- _Task to complete_
Skip the pictures and quote all of the lines exactly.
┌────────
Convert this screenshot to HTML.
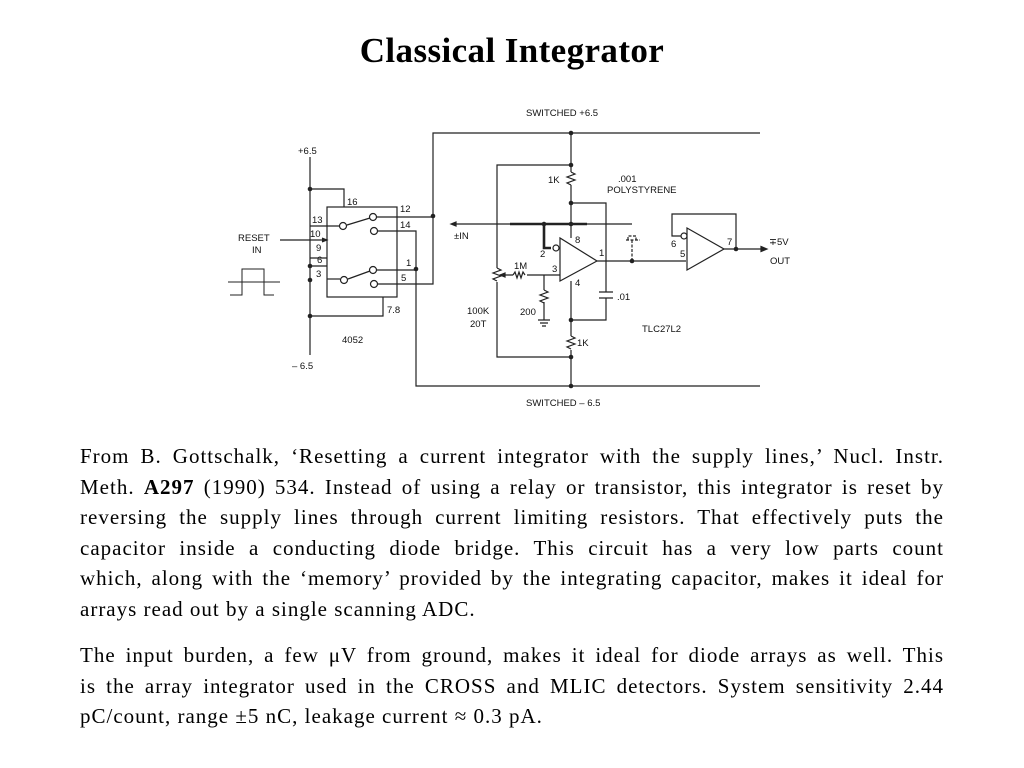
<!DOCTYPE html>
<html><head><meta charset="utf-8"><style>
body{margin:0;width:1024px;height:768px;background:#fff;position:relative;overflow:hidden;font-family:"Liberation Serif",serif}
h1{position:absolute;top:29px;left:0;width:1024px;text-align:center;margin:0;font-size:35px;font-weight:bold;line-height:44px;letter-spacing:0.4px}
.p{position:absolute;left:80px;width:864px;font-size:21px;line-height:30.6px;color:#000;letter-spacing:1px}
.p div{text-align:justify;text-align-last:justify;white-space:nowrap;height:30.6px}
.p div.l{text-align-last:left}
svg{position:absolute;left:0;top:0}
svg text{font-family:"Liberation Sans",sans-serif;font-size:9.5px;fill:#111}
</style></head><body>
<h1>Classical Integrator</h1>
<svg width="1024" height="430" viewBox="0 0 1024 430" stroke="#222" stroke-width="1.2" fill="none">
<path d="M310 157V355"/>
<path d="M310 189H344V207"/>
<rect x="327" y="207" width="70" height="90"/>
<path d="M310 226H339"/><circle cx="343" cy="226" r="3.5"/><path d="M347 225L370 218"/><circle cx="373" cy="217" r="3.5"/><path d="M377 217H433"/>
<circle cx="374" cy="231" r="3.5"/><path d="M378 231H416V386H760"/>
<path d="M280 240H327"/><path d="M322 238L327 240L322 242" fill="#222"/>
<path d="M310 258H327M310 266H327"/>
<path d="M327 279H340"/><circle cx="344" cy="280" r="3.5"/><path d="M348 279L370 271"/><circle cx="373" cy="270" r="3.5"/><path d="M377 270H416"/>
<circle cx="374" cy="284" r="3.5"/><path d="M378 284H433V133H760"/>
<path d="M383 297V316H310"/>
<path d="M230 295H242V269H264V295H274M228 282H280" stroke-width="1"/>
<g fill="#222" stroke="none"><circle cx="310" cy="189" r="2.3"/><circle cx="433" cy="216" r="2.3"/><circle cx="416" cy="269" r="2.3"/><circle cx="310" cy="266" r="2.3"/><circle cx="310" cy="280" r="2.3"/><circle cx="310" cy="316" r="2.3"/>
<circle cx="571" cy="133" r="2.3"/><circle cx="571" cy="165" r="2.3"/><circle cx="571" cy="203" r="2.3"/><circle cx="571" cy="224" r="2.3"/><circle cx="544" cy="224" r="2.3"/><circle cx="571" cy="320" r="2.3"/><circle cx="571" cy="357" r="2.3"/><circle cx="571" cy="386" r="2.3"/><circle cx="632" cy="261" r="2.3"/><circle cx="736" cy="249" r="2.3"/></g>
<path d="M571 133V172M571 185V238M571 281V336M571 350V386"/>
<path d="M571 172l4 2l-8 3l8 3l-8 3l4 2"/>
<path d="M571 336l4 2l-8 3l8 3l-8 3l4 2"/>
<path d="M571 165H497V268M497 282V357H571"/>
<path d="M497 268l4 2l-8 3l8 3l-8 3l4 2"/>
<path d="M571 203H606V292M606 298V320H571"/><path d="M599 292H613M599 298H613"/>
<path d="M455 224H632"/><path d="M451 224l5 -2v4z" fill="#222"/>
<path d="M510 224H587M544 224V248H551" stroke-width="2.6"/>
<circle cx="556" cy="248" r="3"/>
<path d="M560 238V281L597 261Z"/>
<path d="M597 261H686"/>
<path d="M626 240H640M628 240V236H636V240M632 240V261" stroke-dasharray="3 1.5"/>
<path d="M500 275H513M527 275H560"/><path d="M513 275l2 -3l2 6l2 -6l2 6l2 -6l2 3"/><path d="M500 275l5 -2v4z" fill="#222"/>
<path d="M544 275V290M544 302V320"/><path d="M544 290l4 2l-8 3l8 3l-8 3l4 2"/>
<path d="M538 320H550M540 323H548M542 326H546"/>
<path d="M687 228V270L724 249Z"/>
<circle cx="684" cy="236" r="3"/><path d="M681 236H672V214H736V249M724 249H762"/><path d="M767 249l-6 -2.5v5z" fill="#222"/>
<g stroke="none" fill="#111">
<text x="298" y="154">+6.5</text><text x="347" y="205">16</text><text x="400" y="212">12</text><text x="400" y="228">14</text>
<text x="312" y="223">13</text><text x="310" y="237">10</text><text x="316" y="251">9</text><text x="317" y="263">6</text><text x="316" y="277">3</text>
<text x="406" y="266">1</text><text x="401" y="281">5</text><text x="387" y="313">7.8</text>
<text x="238" y="241">RESET</text><text x="252" y="253">IN</text>
<text x="342" y="343">4052</text><text x="292" y="369">– 6.5</text>
<text x="526" y="116">SWITCHED  +6.5</text><text x="526" y="406">SWITCHED  – 6.5</text>
<text x="548" y="183">1K</text><text x="618" y="182">.001</text><text x="607" y="193">POLYSTYRENE</text>
<text x="454" y="239">±IN</text><text x="575" y="243">8</text><text x="540" y="257">2</text><text x="599" y="256">1</text><text x="552" y="272">3</text><text x="575" y="286">4</text>
<text x="514" y="269">1M</text><text x="617" y="300">.01</text><text x="467" y="314">100K</text><text x="470" y="327">20T</text><text x="520" y="315">200</text>
<text x="577" y="346">1K</text><text x="642" y="332">TLC27L2</text>
<text x="671" y="247">6</text><text x="680" y="257">5</text><text x="727" y="245">7</text><text x="769" y="245">∓5V</text><text x="770" y="264">OUT</text>
</g>
</svg>
<div class="p" style="top:441px">
<div>From B. Gottschalk, ‘Resetting a current integrator with the supply lines,’ Nucl. Instr.</div>
<div>Meth. <b>A297</b> (1990) 534. Instead of using a relay or transistor, this integrator is reset by</div>
<div>reversing the supply lines through current limiting resistors. That effectively puts the</div>
<div>capacitor inside a conducting diode bridge. This circuit has a very low parts count</div>
<div>which, along with the ‘memory’ provided by the integrating capacitor, makes it ideal for</div>
<div class="l">arrays read out by a single scanning ADC.</div>
</div>
<div class="p" style="top:640px">
<div>The input burden, a few μV from ground, makes it ideal for diode arrays as well. This</div>
<div>is the array integrator used in the CROSS and MLIC detectors. System sensitivity 2.44</div>
<div class="l">pC/count, range ±5 nC, leakage current ≈ 0.3 pA.</div>
</div>
</body></html>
└────────
- _Response_
Convert this screenshot to HTML.
<!DOCTYPE html>
<html><head><meta charset="utf-8"><style>
body{margin:0;width:1024px;height:768px;background:#fff;position:relative;overflow:hidden;font-family:"Liberation Serif",serif}
h1{position:absolute;top:29px;left:0;width:1024px;text-align:center;margin:0;font-size:35px;font-weight:bold;line-height:44px;letter-spacing:0.4px}
.p{position:absolute;left:80px;width:864px;font-size:21px;line-height:30.6px;color:#000;letter-spacing:1px}
.p div{text-align:justify;text-align-last:justify;white-space:nowrap;height:30.6px}
.p div.l{text-align-last:left}
svg{position:absolute;left:0;top:0}
svg text{font-family:"Liberation Sans",sans-serif;font-size:9.5px;fill:#111}
</style></head><body>
<h1>Classical Integrator</h1>
<svg width="1024" height="430" viewBox="0 0 1024 430" stroke="#222" stroke-width="1.2" fill="none">
<path d="M310 157V355"/>
<path d="M310 189H344V207"/>
<rect x="327" y="207" width="70" height="90"/>
<path d="M310 226H339"/><circle cx="343" cy="226" r="3.5"/><path d="M347 225L370 218"/><circle cx="373" cy="217" r="3.5"/><path d="M377 217H433"/>
<circle cx="374" cy="231" r="3.5"/><path d="M378 231H416V386H760"/>
<path d="M280 240H327"/><path d="M322 238L327 240L322 242" fill="#222"/>
<path d="M310 258H327M310 266H327"/>
<path d="M327 279H340"/><circle cx="344" cy="280" r="3.5"/><path d="M348 279L370 271"/><circle cx="373" cy="270" r="3.5"/><path d="M377 270H416"/>
<circle cx="374" cy="284" r="3.5"/><path d="M378 284H433V133H760"/>
<path d="M383 297V316H310"/>
<path d="M230 295H242V269H264V295H274M228 282H280" stroke-width="1"/>
<g fill="#222" stroke="none"><circle cx="310" cy="189" r="2.3"/><circle cx="433" cy="216" r="2.3"/><circle cx="416" cy="269" r="2.3"/><circle cx="310" cy="266" r="2.3"/><circle cx="310" cy="280" r="2.3"/><circle cx="310" cy="316" r="2.3"/>
<circle cx="571" cy="133" r="2.3"/><circle cx="571" cy="165" r="2.3"/><circle cx="571" cy="203" r="2.3"/><circle cx="571" cy="224" r="2.3"/><circle cx="544" cy="224" r="2.3"/><circle cx="571" cy="320" r="2.3"/><circle cx="571" cy="357" r="2.3"/><circle cx="571" cy="386" r="2.3"/><circle cx="632" cy="261" r="2.3"/><circle cx="736" cy="249" r="2.3"/></g>
<path d="M571 133V172M571 185V238M571 281V336M571 350V386"/>
<path d="M571 172l4 2l-8 3l8 3l-8 3l4 2"/>
<path d="M571 336l4 2l-8 3l8 3l-8 3l4 2"/>
<path d="M571 165H497V268M497 282V357H571"/>
<path d="M497 268l4 2l-8 3l8 3l-8 3l4 2"/>
<path d="M571 203H606V292M606 298V320H571"/><path d="M599 292H613M599 298H613"/>
<path d="M455 224H632"/><path d="M451 224l5 -2v4z" fill="#222"/>
<path d="M510 224H587M544 224V248H551" stroke-width="2.6"/>
<circle cx="556" cy="248" r="3"/>
<path d="M560 238V281L597 261Z"/>
<path d="M597 261H686"/>
<path d="M626 240H640M628 240V236H636V240M632 240V261" stroke-dasharray="3 1.5"/>
<path d="M500 275H513M527 275H560"/><path d="M513 275l2 -3l2 6l2 -6l2 6l2 -6l2 3"/><path d="M500 275l5 -2v4z" fill="#222"/>
<path d="M544 275V290M544 302V320"/><path d="M544 290l4 2l-8 3l8 3l-8 3l4 2"/>
<path d="M538 320H550M540 323H548M542 326H546"/>
<path d="M687 228V270L724 249Z"/>
<circle cx="684" cy="236" r="3"/><path d="M681 236H672V214H736V249M724 249H762"/><path d="M767 249l-6 -2.5v5z" fill="#222"/>
<g stroke="none" fill="#111">
<text x="298" y="154">+6.5</text><text x="347" y="205">16</text><text x="400" y="212">12</text><text x="400" y="228">14</text>
<text x="312" y="223">13</text><text x="310" y="237">10</text><text x="316" y="251">9</text><text x="317" y="263">6</text><text x="316" y="277">3</text>
<text x="406" y="266">1</text><text x="401" y="281">5</text><text x="387" y="313">7.8</text>
<text x="238" y="241">RESET</text><text x="252" y="253">IN</text>
<text x="342" y="343">4052</text><text x="292" y="369">– 6.5</text>
<text x="526" y="116">SWITCHED  +6.5</text><text x="526" y="406">SWITCHED  – 6.5</text>
<text x="548" y="183">1K</text><text x="618" y="182">.001</text><text x="607" y="193">POLYSTYRENE</text>
<text x="454" y="239">±IN</text><text x="575" y="243">8</text><text x="540" y="257">2</text><text x="599" y="256">1</text><text x="552" y="272">3</text><text x="575" y="286">4</text>
<text x="514" y="269">1M</text><text x="617" y="300">.01</text><text x="467" y="314">100K</text><text x="470" y="327">20T</text><text x="520" y="315">200</text>
<text x="577" y="346">1K</text><text x="642" y="332">TLC27L2</text>
<text x="671" y="247">6</text><text x="680" y="257">5</text><text x="727" y="245">7</text><text x="769" y="245">∓5V</text><text x="770" y="264">OUT</text>
</g>
</svg>
<div class="p" style="top:441px">
<div>From B. Gottschalk, ‘Resetting a current integrator with the supply lines,’ Nucl. Instr.</div>
<div>Meth. <b>A297</b> (1990) 534. Instead of using a relay or transistor, this integrator is reset by</div>
<div>reversing the supply lines through current limiting resistors. That effectively puts the</div>
<div>capacitor inside a conducting diode bridge. This circuit has a very low parts count</div>
<div>which, along with the ‘memory’ provided by the integrating capacitor, makes it ideal for</div>
<div class="l">arrays read out by a single scanning ADC.</div>
</div>
<div class="p" style="top:640px">
<div>The input burden, a few μV from ground, makes it ideal for diode arrays as well. This</div>
<div>is the array integrator used in the CROSS and MLIC detectors. System sensitivity 2.44</div>
<div class="l">pC/count, range ±5 nC, leakage current ≈ 0.3 pA.</div>
</div>
</body></html>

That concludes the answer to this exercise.